Police share informant policies

Officials won't say how many individuals perform undercover work

Lawrence Police won’t say how many written agreements they have with private individuals who help set up undercover drug stings in exchange for favorable treatment.

But below are answers to other questions about the use of these written “cooperating individual agreements” between narcotics police and their undercover helpers.

Q: Are these agreements legal?

A: Police and prosecutors say there’s nothing in the law that forbids their giving people money to buy drugs undercover.

“Otherwise it wouldn’t be done,” Assistant Dist. Atty. Dave Zabel said.

Defense attorneys counter there’s nothing in state law that specifically allows it.

“Basically what they’re doing is encouraging an individual to engage in illegal behavior with state sanction,” said Jonathan Becker, an attorney for a woman charged with buying cocaine with police money, then trying to switch the drug with baking powder before returning it to police.

Becker argues the woman never would have been in a position to have the drugs if police hadn’t encouraged her to become a “cooperating individual.”

Q: How long have local police been using these agreements?

A: “At least 10 years in some shape or form,” said Lawrence Police Sgt. Tarik Khatib, who runs the joint city-county Drug Enforcement Unit.

Q: How many people in Douglas County have these kinds of agreements with police?

A: “I really don’t want to reveal how many informants we have,” Khatib said. “It’s numerous.”

Q: What kind of rules are there to control how these agreements are used?

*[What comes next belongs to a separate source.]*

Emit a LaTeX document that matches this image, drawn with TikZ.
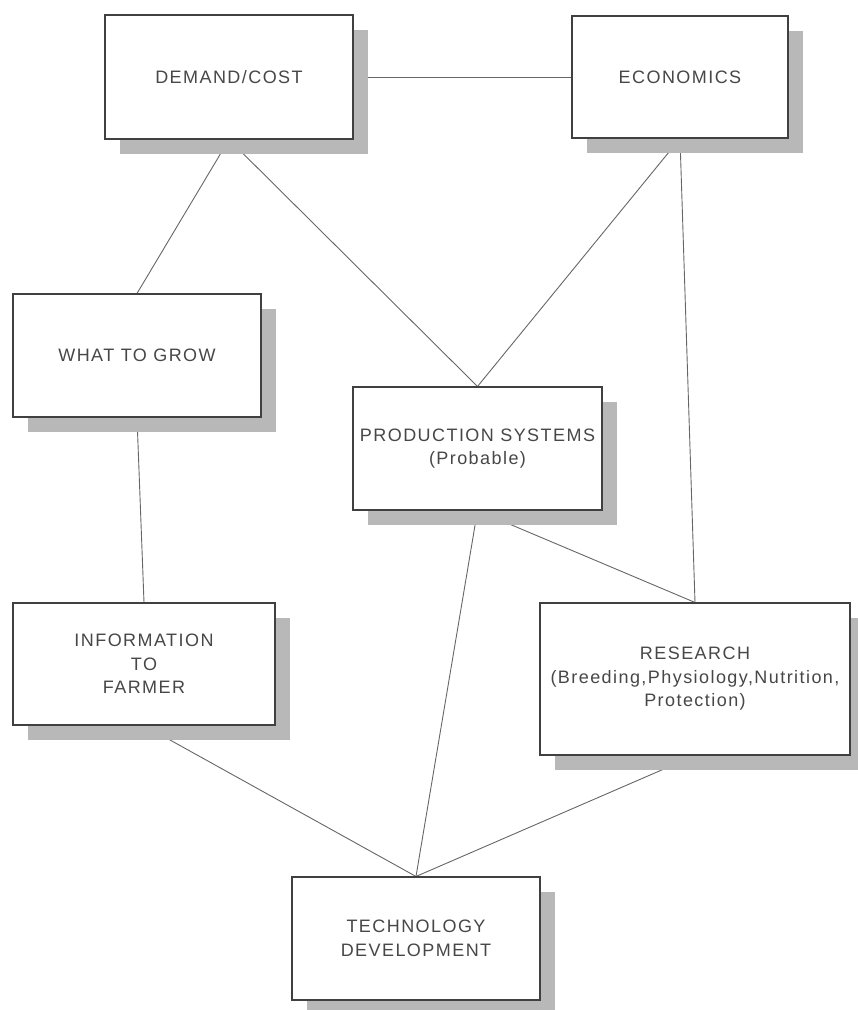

A: Much is left to police officers’ discretion, Khatib said. However, there are some guidelines.

It says, among other things, that the person won’t buy any drugs without approval from police, won’t use drugs and won’t tell anyone about the agreement.

Q: What are the alternatives to using a system like this?

A: One alternative is for police to do all their undercover work, but Sheriff Rick Trapp said that’s not feasible, especially in a smaller community.

Local defense attorney John Frydman said an alternative was to legalize drugs and stop spending so much public money going after drug dealers.

He also wants police to start using forms that document people’s consent to searches during traffic stops or other encounters.

Often, people become informants or “cooperating individuals” after police find contraband on them during these encounters, Frydman said. Often, he said, people later deny they gave police permission to conduct the search.

Defense attorney Martin Miller said he’d like to see more emphasis on the public-health aspects of drug abuse.

“There’s always a problem when you are giving a person who might have a drug problem access to drugs,” he said. “As a matter of policy, that’s bad news.”